Figure scripts

- - - - -

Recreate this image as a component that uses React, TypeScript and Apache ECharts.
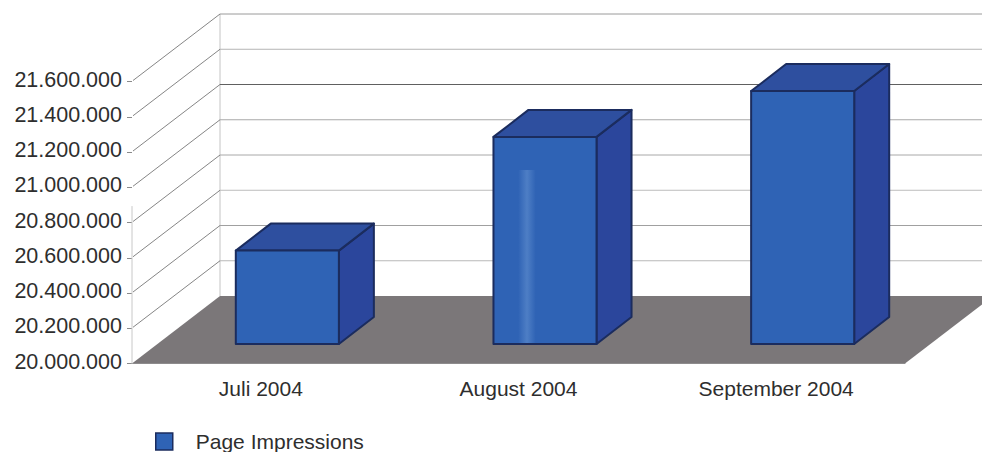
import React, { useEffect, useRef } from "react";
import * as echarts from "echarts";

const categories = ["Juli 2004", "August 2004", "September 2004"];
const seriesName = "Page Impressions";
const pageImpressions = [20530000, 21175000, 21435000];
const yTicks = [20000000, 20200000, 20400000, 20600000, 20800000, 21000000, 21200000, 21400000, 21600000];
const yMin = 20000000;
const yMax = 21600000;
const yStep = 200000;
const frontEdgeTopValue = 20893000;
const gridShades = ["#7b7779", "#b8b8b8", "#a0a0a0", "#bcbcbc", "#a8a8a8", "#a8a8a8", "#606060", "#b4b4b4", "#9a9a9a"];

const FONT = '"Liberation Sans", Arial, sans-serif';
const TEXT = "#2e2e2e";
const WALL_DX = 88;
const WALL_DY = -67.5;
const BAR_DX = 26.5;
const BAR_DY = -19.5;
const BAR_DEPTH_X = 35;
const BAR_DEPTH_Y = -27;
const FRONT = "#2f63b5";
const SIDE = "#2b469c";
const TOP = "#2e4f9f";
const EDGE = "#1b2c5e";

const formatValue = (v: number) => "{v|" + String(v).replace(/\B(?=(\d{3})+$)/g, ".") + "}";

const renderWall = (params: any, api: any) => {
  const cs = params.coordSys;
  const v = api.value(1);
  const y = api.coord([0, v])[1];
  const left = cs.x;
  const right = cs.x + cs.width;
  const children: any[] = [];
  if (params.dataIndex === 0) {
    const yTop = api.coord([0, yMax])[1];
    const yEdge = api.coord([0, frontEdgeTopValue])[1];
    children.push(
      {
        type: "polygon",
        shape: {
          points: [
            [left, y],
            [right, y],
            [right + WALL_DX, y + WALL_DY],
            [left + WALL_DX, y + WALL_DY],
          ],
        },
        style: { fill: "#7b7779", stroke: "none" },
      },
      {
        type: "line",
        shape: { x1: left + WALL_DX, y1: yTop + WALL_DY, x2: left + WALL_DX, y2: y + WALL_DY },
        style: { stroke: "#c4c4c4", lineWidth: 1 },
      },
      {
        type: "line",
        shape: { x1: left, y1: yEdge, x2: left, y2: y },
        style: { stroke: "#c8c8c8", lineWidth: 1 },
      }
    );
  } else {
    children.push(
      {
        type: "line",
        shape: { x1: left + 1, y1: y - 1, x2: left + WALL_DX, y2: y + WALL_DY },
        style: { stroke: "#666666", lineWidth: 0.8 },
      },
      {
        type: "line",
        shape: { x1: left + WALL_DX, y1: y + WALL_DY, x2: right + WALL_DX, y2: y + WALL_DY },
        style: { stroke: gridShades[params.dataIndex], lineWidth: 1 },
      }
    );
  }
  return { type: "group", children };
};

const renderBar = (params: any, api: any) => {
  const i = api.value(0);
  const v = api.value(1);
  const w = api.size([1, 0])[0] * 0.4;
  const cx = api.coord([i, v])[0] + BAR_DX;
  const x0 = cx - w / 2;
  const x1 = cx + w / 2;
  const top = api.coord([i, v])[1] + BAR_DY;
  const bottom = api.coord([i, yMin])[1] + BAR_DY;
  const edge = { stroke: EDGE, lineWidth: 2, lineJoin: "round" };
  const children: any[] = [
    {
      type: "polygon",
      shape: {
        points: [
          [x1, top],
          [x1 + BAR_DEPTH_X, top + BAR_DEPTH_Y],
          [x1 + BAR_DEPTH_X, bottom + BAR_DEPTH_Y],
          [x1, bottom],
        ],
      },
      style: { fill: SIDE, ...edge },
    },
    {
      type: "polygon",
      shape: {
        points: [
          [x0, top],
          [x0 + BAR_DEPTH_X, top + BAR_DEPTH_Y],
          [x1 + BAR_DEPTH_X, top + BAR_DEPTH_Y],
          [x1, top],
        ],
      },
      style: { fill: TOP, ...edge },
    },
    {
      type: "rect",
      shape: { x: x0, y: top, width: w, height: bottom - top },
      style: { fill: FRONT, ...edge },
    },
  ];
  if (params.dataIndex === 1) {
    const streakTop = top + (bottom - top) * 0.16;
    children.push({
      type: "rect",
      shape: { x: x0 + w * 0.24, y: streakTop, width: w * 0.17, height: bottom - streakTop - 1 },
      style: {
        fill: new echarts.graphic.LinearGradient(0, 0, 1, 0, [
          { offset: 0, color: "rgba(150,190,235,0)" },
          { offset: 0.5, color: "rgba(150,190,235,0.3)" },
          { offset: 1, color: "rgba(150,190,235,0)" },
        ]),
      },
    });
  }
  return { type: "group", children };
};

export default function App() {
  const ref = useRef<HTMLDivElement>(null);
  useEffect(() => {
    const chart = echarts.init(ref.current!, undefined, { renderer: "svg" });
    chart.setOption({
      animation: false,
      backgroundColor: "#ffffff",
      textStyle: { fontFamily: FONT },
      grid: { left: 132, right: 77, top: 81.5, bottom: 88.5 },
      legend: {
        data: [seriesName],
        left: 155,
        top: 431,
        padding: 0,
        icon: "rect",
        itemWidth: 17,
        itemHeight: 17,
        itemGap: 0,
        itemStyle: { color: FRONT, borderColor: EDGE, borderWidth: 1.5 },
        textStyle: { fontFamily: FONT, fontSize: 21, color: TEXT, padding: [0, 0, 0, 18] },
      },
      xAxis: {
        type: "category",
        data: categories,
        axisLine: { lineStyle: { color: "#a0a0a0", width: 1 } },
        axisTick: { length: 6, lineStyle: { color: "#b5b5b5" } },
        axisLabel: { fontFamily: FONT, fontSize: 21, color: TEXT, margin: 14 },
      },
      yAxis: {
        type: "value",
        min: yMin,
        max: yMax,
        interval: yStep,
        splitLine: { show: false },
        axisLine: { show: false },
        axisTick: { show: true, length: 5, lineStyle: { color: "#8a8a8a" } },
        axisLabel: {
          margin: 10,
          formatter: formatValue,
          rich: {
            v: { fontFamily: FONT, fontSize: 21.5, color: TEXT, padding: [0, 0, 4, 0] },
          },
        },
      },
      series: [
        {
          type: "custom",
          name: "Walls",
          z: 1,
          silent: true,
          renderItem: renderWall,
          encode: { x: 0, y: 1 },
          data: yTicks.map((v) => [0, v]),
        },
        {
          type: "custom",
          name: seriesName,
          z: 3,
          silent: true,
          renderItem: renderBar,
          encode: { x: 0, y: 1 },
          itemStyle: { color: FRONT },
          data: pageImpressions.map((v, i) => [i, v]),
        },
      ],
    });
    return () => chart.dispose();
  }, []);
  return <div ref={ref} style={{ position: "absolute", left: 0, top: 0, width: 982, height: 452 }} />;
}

- - - - -

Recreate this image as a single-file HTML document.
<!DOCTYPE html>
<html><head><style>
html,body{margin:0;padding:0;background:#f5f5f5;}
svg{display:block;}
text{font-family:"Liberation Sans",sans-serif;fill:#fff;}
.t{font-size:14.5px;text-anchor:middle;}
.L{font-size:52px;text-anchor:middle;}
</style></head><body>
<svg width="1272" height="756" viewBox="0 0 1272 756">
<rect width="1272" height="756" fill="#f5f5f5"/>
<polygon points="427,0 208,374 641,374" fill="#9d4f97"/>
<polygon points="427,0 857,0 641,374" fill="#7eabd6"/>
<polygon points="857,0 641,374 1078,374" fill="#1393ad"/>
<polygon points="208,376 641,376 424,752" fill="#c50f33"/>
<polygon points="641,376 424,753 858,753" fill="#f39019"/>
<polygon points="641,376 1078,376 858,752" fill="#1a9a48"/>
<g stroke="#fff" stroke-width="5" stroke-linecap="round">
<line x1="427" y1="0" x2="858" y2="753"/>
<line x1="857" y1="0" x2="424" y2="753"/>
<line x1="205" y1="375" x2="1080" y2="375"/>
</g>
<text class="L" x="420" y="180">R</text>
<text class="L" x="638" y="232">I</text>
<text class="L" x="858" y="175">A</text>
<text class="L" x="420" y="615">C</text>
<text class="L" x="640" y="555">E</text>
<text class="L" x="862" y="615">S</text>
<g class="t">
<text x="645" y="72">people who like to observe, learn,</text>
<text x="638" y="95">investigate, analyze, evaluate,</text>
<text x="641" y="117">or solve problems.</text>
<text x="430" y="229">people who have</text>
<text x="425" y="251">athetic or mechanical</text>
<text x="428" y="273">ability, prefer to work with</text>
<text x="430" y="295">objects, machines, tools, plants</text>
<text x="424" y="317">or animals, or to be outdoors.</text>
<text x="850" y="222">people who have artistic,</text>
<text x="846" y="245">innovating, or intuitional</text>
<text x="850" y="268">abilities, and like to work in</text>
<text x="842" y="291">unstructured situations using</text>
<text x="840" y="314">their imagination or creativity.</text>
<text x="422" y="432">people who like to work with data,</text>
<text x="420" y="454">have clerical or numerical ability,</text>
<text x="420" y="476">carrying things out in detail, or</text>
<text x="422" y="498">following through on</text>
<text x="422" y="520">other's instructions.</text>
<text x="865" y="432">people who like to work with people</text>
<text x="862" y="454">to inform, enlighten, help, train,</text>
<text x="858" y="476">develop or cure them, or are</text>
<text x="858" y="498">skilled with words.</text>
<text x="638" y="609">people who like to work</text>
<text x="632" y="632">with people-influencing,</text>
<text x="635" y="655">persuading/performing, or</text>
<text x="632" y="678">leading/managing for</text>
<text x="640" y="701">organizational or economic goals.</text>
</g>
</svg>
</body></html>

- - - - -

EXERCISE:
Nothing but the lines from the one with "Recreate this image as a component" down to the one with "import * as" should be printed, both of them included. Leave out the pictures.

EXERCISE OUTPUT:
Recreate this image as a component that uses React, TypeScript and Apache ECharts.
import React, { useEffect, useRef } from "react";
import * as echarts from "echarts";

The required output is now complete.